Jim Long Pork Commentary: Coronavirus - China Agriculture

The China Agriculture Industry and particularly the Swine Industry have been greatly affected by African Swine Fever (ASF) and now the implications of Coronavirus which has restricted people and transport movement. To say it’s a bad situation is best illustrated by the translated key points from the chairman of China Agriculture Association - MR. Xirong Li in an interview with Chinese media.
calendar icon 20 February 2020
clock icon 5 minute read

Translated Key Points from Mr. Xirongs interview:

The obstruction of logistics seriously affects the production supply and the trade of live livestock and poultry.

Since the outbreak of coronavirus, major public health emergencies have been launched at the first level, resulting in the control of roads and motor vehicles. As the consequence, the transportation of pigs, young breeding stocks, eggs, poultry meat, feed, veterinary drugs, vaccines, equipment and other production and living related materials are greatly affected.

Cross province live livestock and poultry sales and transportation links are broken. Live livestock and poultry cannot be transferred between enterprises to meet normal production, and business process is interrupted.

At present, all or some cities and counties in 27 provinces have closed the live poultry market, and the live poultry in the market cannot be sold. The poultry industry has suffered heavy losses.

According to the incomplete statistics of the association, it is preliminarily estimated that as of February 12, the loss of poultry industry has reached 15.865 billion yuan (2.25 U.S. billion)

Livestock and poultry industry is a special industry with poor ability to resist market risks. Once the industry is destroyed, the recovery period will be a very slow process.


The slaughterhouse cannot be started or the operation is insufficient and affects the production and marketing of livestock and poultry.

The procedures to reopen the operations of slaughtering enterprises is complicated: the road restrictions on the flow of people, resulta in a shortage of manpower, an so the slaughterhouses cannot start operation, or the operation is insufficient which directly leads to the failure of sales for poultry, commercial pigs, cattle, sheep, rabbits and others.

The production staff is in short supply and the cost is rising.

Affected by the delay of returning employees and the extreme shortage of labor force, the enterprises cannot complete the established work plan, the production index decreases and so the cost increases.
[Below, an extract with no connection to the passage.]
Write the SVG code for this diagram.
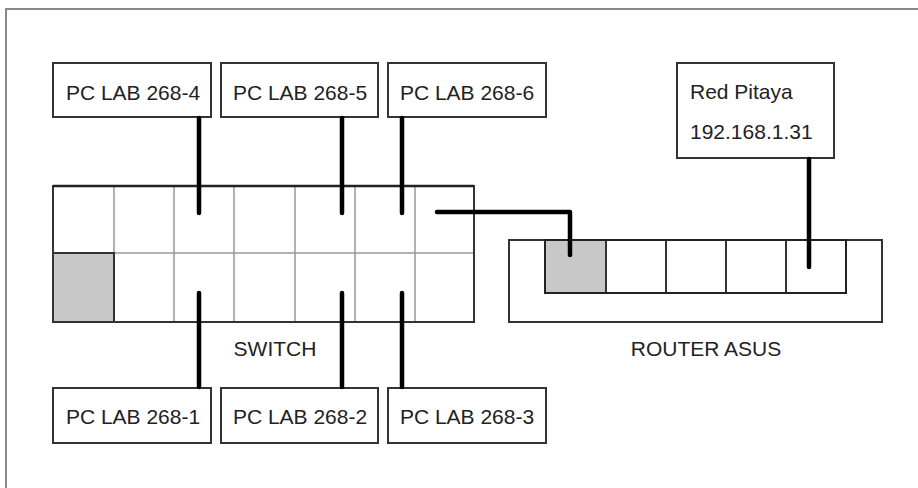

Some enterprises are short of working capital and have difficulty in capital turnover.

Due to the dual threats of ASF and coronavirus, the enterprises have invested heavily in biological safety control and prevention, including the increase of inventory of various materials, thus raising the warehouse cost and plus the new outbreak of coronavirus, which seriously affects pig sales, and the lack of liquidity and difficulties in capital turnover.

It will affect the purchase of materials, delay the commencement time of new projects and introduction of breeding stocks.

It is difficult for enterprises to purchase materials for life and epidemic prevention, especially face masks and disinfectants.

New projects under construction in some enterprises are affected to varying degrees.

Due to the restriction of personnel flow and road traffic, many enterprises cannot introduce new genetics, which affects the follow-up commercial production.

Given above challenges, the Ministry of Agriculture and Rural Affairs, National Development and Reform Commission, and the Ministry of Transport jointly developed a policy to build the Green Corridor for the priority products including feed products, corn, soybean meal and other feed raw materials, breeding livestock and poultry, piglet and young birds, aquarium fry, livestock and poultry marketing animals, fresh milk, dairy products, fresh aquatic products, chilled and fresh pork, transferal bees, etc.

We believe Brett Stuart of Global AgriTrends has as good a handle on China’s Swine Industry as anyone anywhere. Here are some comments published in the Western producer by columnist Karen Briere from Brett’s recent talk in Saskatoon Canada:

“Disease is a global market game-changer.”

“The hog market seems to be having a hard time believing what is happening in China”, Stuart said. He called it “irrational.”

The country officially says 40 percent of its sow herd is gone but he estimates it at closer to 65 percent.

“In context, North America has about 6.5 million sows and China just lost 24 million.”

“I look at U.S. hog futures and no one will believe it. We’re not even making money on hogs. They’re pretty suspicious of this, especially the investors.”

“It’s just not there,” Stuart said. “By my math, I say China is going to have about a 24.5 million tonne gap in protein in 2020.”

“Current global pork trade is about eight million tonnes.”

Stuart said “there is nothing that can be produced in the volume China requires to fill the gap. Chinese pork prices are going to stay very high for a long time as a result.”

He added that “China’s claims that it can restore normal pork supply by 2021 is simply propaganda; there aren’t 20 million sows on the global market.”